The most interesting tower of Moscow Kremlin with chimes and Christ in icons
The tower was constructed in 1491 during the reign of Ivan III by Pietro Antonio Solari. This is recorded in memorial inscriptions on the white stone plaques installed on the tower. The Spassky Gate was the main of the Kremlin gates and people worshipped it as sacred. It was forbidden to pass through it on horseback and men had to take off their headwear in front of the image of Christ the Redeemer that was painted on the outside of the tower and lightened by an everburning icon-lamp.
Every procession went from Kremlin through this gate and every Russian ruler starting with tzar Mikhail Fyodorovich Romanov (reign 1613-1645) solemnly passed through it before their coronation.
New clock on the Spassky Tower was made in 1625 under the guidance of Christopher Galloway, an English mechanic and watchmaker. At that time it played the music and measured the daytime and the nighttime though it didn’t have hands back then. The present clock was made in 1852 by Budenop brothers.
In 1996, during Boris Yeltzin’s inauguration the chimes played again after being silent for 58 Soviet years. Now, at 12 and 6 o’clock they played ‘Patriotic Song’, and at 3 and 9 o’clock — ‘Glorify’ choir melody from opera ‘Life for Tzar’ (both by Mikhail Glinka).

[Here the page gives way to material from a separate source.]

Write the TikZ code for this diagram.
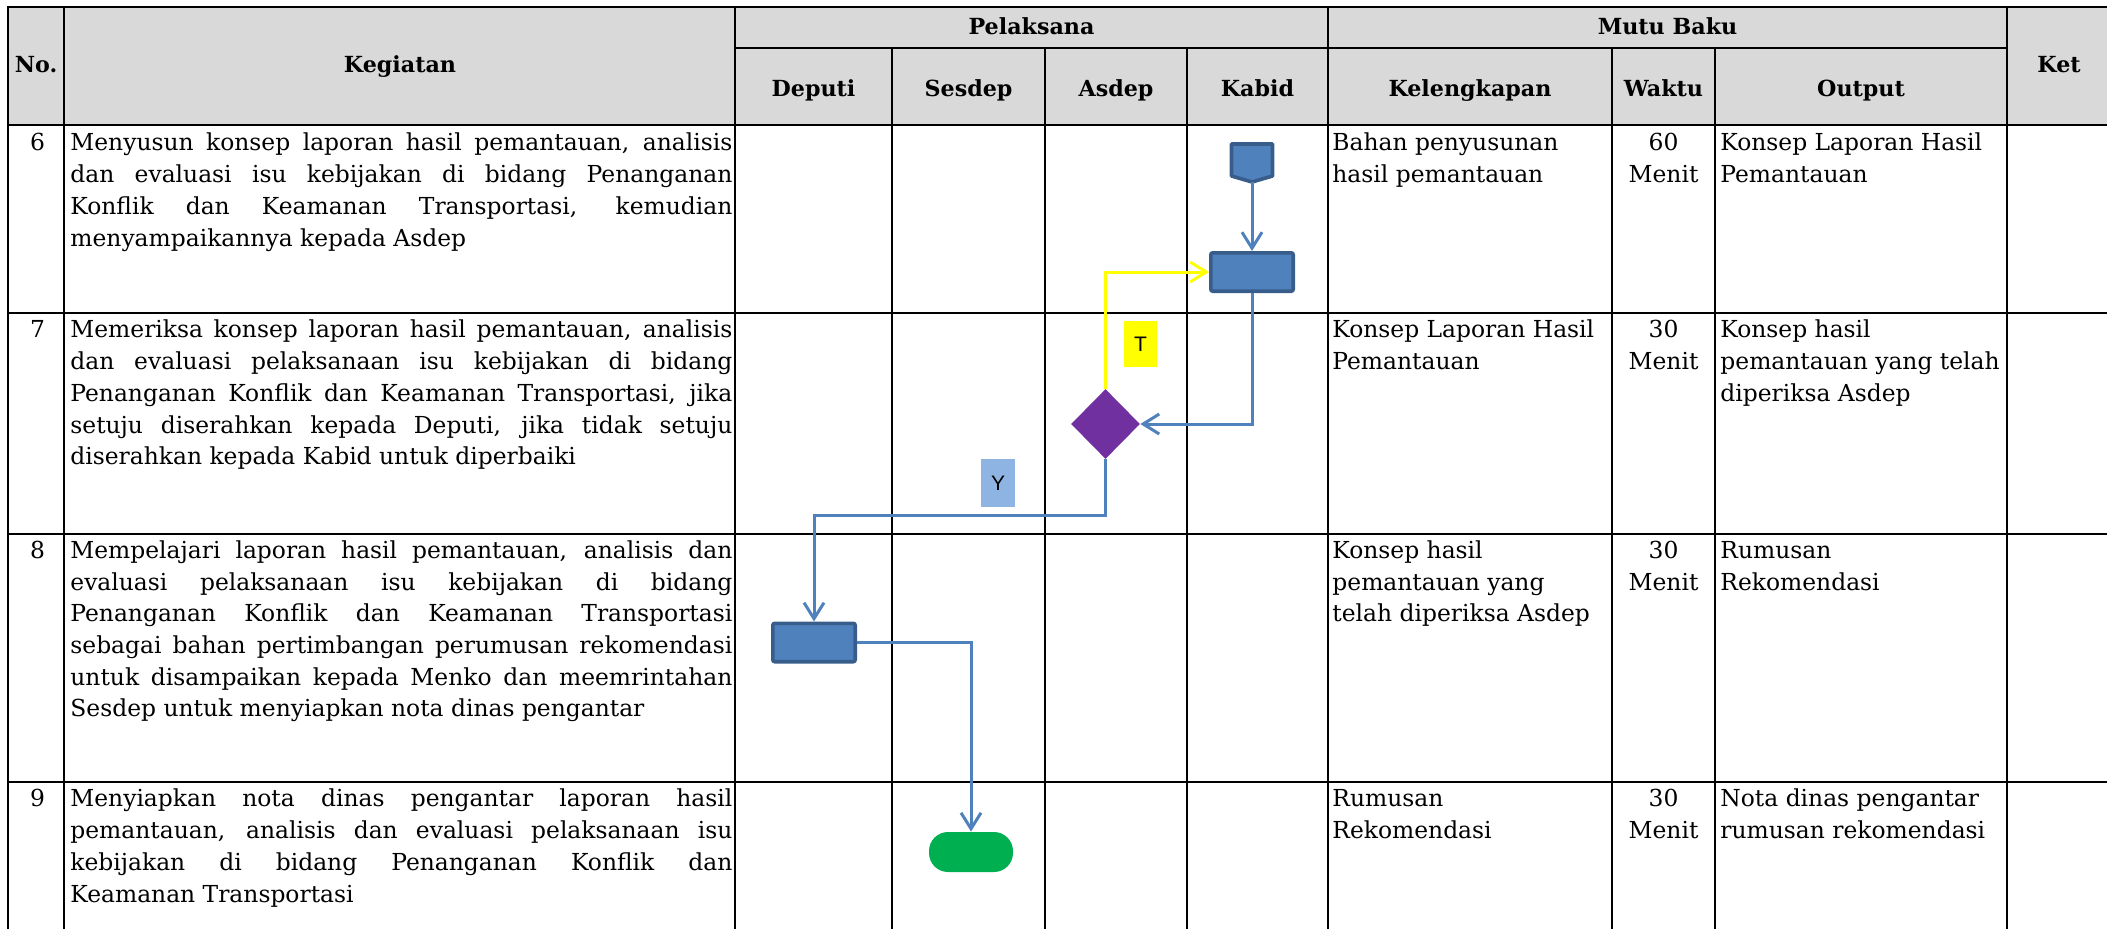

The image of Spas Smolensky (or 'the Saviour from Smolensk' in English) is considered to be the first Russian icon of ‘the Savior with his adepts falling down’ type. It was painted in gratitude for conquering Smolensk and placed above the Frolovsky Gate of Kremlin in 1514. In 1521 it was replaced by a fresco painted on the wall facing the Red Square to commemorate the rescue from the siege of Mehmed-Giray’s army.
On the August 25, 2010 it was reported that restoration of Spas Smolensky icon was finished and it was ready for opening. The restorers found out that the older image had been painted against the yellow (ocher) background while the newer one was painted on golden background.
The tower was crowned with a figure of two-headed eagle till 1935 when it was replaced with a red star. The first Spassky Tower Star, bigger than the present one, was made of copper, coated with gold and encrusted with Ural gems.
The Tower was named Spassky after its icons of Spas Smolensky and Spas Nerukotvorny (literally from Russian 'The Saviour Not Made By Hand') which were placed above the gates at the both sides of the tower. The icons on the tower had been considered lost for the long time after the 1917 Revolution until they were found under the plaster during restoration.
Another name of the Spassky Tower is Frolovsky (after the church facing the Kremlin Gate).
The tower’s height is 67 m or 71 m with the star.
The clock-face exceeds 6 m in diameter. Its minute and hour hands are 3.27 m long and 2.97 m long respectively.